In any event, opening the bottles is more PITA than probably necessary.

 

 

Bottle plastic is overly rigid — which makes drop sizing difficult

 

This rigidity requires noticeable force to overcome. That means that squeezing out a replicable drop size is more challenging than API's better implementation of the same concept.

 

Sera reagents 1 and 2 are manageable, if one concentrates with some intensity. However, the third bottle frequently results in a stream of fluid, rather than drops. Its hole appears to be smaller than the first two.

 

That said, I have found that volumetric errors with the third reagent appears not to influence color results. However, that might simply be because the Sera kit tells me that my aquarium water has silicate levels out the figurative wazoo.
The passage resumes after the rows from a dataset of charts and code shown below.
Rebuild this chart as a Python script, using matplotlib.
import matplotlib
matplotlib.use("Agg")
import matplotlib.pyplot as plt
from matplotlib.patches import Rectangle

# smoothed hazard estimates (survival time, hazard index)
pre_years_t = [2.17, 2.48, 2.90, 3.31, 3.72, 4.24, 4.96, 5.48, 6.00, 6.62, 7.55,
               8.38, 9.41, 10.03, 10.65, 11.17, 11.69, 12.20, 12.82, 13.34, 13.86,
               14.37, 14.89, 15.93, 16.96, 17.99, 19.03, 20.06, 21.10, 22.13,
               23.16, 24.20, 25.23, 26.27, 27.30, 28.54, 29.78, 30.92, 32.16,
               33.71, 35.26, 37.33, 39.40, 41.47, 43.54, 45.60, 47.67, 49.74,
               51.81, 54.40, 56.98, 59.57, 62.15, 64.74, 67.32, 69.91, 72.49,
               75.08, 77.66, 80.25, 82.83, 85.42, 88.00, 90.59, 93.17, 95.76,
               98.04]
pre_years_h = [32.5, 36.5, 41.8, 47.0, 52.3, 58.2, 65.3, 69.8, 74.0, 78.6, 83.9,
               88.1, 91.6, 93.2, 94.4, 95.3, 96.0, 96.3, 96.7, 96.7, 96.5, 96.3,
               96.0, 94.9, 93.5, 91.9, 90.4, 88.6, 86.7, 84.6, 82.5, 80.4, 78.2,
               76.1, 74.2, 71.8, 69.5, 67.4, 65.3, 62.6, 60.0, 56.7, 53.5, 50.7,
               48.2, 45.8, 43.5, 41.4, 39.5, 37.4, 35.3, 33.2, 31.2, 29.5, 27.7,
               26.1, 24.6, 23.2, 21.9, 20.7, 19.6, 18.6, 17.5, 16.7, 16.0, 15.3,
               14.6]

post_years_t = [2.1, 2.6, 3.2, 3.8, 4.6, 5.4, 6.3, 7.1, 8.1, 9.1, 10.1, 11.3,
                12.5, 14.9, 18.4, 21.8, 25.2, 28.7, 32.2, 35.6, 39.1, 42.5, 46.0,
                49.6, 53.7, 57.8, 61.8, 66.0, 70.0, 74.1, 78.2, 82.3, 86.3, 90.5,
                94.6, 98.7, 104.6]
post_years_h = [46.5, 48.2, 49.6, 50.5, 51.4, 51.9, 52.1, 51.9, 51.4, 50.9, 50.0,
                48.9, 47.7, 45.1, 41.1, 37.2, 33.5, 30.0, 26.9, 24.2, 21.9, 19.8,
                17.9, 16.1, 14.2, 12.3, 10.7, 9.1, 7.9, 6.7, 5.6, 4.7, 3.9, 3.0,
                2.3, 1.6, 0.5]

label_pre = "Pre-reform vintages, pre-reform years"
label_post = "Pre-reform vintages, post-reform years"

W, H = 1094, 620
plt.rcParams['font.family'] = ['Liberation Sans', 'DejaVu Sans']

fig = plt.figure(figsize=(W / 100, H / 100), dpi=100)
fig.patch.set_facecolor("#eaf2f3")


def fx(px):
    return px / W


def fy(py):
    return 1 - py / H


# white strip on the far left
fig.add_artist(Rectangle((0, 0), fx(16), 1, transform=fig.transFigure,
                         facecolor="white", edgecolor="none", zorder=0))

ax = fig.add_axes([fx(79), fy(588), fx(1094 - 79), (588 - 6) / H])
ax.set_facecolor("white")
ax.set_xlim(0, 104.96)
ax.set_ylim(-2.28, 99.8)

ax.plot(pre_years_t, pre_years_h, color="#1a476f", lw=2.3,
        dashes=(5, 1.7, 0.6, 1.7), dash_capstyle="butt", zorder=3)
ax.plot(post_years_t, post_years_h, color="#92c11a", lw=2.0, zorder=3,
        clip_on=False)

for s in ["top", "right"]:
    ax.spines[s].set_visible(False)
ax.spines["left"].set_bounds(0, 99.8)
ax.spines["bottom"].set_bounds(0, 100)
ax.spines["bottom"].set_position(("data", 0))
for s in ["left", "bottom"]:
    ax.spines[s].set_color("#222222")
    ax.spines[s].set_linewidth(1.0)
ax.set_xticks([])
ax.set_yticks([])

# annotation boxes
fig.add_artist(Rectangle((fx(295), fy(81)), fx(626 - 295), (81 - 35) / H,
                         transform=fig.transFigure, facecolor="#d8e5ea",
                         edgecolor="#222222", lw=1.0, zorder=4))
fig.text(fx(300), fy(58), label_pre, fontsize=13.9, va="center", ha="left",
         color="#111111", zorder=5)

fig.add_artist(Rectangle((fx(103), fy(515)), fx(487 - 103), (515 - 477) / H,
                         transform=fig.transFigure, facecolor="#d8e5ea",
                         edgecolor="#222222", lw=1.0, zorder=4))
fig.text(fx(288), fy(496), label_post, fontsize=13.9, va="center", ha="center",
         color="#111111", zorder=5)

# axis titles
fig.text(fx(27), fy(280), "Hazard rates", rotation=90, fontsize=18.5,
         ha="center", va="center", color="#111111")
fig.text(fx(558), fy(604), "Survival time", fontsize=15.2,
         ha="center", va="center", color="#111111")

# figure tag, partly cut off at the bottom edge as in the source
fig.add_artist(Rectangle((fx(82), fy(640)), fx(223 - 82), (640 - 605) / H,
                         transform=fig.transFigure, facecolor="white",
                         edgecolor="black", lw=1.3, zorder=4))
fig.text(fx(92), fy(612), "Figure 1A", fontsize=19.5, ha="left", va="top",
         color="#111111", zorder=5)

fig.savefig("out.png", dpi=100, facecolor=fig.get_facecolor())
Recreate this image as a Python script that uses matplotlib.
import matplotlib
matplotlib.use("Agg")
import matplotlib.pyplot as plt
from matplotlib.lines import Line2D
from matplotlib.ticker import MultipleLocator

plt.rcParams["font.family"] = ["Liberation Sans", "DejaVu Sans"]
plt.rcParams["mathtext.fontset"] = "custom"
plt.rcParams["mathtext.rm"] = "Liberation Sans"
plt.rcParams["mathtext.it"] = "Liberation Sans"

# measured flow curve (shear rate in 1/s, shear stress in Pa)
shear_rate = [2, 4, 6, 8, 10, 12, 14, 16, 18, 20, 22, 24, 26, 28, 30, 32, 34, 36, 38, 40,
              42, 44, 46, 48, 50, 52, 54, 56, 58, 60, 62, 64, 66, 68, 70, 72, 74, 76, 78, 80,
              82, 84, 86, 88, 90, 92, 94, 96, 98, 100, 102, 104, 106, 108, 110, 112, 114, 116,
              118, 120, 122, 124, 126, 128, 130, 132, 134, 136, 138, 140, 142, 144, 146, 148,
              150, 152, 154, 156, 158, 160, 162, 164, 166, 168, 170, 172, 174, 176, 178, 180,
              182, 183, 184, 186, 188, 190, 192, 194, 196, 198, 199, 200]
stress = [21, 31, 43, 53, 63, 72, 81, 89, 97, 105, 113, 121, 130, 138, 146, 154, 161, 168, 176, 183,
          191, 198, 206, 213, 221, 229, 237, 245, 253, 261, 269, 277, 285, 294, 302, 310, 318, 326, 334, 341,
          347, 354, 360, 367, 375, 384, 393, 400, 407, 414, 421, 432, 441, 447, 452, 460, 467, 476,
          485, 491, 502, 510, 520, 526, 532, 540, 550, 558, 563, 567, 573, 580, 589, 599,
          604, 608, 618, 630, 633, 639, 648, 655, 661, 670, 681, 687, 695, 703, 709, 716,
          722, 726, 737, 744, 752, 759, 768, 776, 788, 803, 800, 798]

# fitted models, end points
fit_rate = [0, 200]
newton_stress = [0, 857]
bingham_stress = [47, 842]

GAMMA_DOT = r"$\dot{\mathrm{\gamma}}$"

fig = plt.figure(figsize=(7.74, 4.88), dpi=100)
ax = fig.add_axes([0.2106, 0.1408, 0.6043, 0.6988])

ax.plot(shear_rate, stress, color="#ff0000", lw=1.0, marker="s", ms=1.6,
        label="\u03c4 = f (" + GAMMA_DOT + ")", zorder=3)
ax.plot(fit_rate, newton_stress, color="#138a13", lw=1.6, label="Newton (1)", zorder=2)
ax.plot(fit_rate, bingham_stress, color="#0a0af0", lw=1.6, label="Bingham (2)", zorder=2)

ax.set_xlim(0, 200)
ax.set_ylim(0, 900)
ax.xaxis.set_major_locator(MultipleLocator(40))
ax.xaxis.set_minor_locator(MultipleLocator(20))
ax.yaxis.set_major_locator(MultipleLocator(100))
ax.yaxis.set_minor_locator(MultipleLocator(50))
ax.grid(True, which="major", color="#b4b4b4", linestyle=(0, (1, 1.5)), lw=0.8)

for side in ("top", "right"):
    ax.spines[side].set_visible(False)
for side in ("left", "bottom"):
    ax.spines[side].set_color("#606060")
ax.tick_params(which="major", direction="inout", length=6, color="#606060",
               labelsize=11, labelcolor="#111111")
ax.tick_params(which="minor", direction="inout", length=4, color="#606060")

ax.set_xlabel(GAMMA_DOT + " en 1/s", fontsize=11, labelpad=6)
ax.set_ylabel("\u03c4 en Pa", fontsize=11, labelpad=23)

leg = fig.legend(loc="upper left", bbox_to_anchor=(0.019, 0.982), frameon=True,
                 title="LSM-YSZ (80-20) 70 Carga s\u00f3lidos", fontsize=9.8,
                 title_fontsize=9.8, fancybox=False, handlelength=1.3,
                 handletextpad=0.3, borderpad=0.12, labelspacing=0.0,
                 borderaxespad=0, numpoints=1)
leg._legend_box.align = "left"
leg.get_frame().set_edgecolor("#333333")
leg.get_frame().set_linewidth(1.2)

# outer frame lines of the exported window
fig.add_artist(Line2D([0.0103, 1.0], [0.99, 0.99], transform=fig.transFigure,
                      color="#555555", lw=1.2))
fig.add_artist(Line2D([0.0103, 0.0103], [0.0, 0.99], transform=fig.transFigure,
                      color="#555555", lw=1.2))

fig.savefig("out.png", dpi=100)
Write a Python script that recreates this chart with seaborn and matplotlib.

It is possible that my water levels are so high that reagent volume doesn't matter much.

 

 

The moral? — Though bottle opening and drop dispensation are more difficult than necessary, I like the Sera SiO3 Test kit

 

I will be experimenting with Sera's Silicate Clear media to see (i) whether it impacts the Test results and (ii) whether a purported reduction impacts diatom blooms.

 

How effectively I conduct this filtration may matter. Ergo, a long search yesterday for reviews regarding media reactors. (Which appears to be a nightmare in itself, with a lot of comparatively expensive garbage on the market.)

 

Additionally, other aquarium tank parameters will be evolving on their own. My subsequent messing about may not demonstrate anything significant regarding the silicate test kit itself. So, don't hold your breath for anything further from me about silicate levels.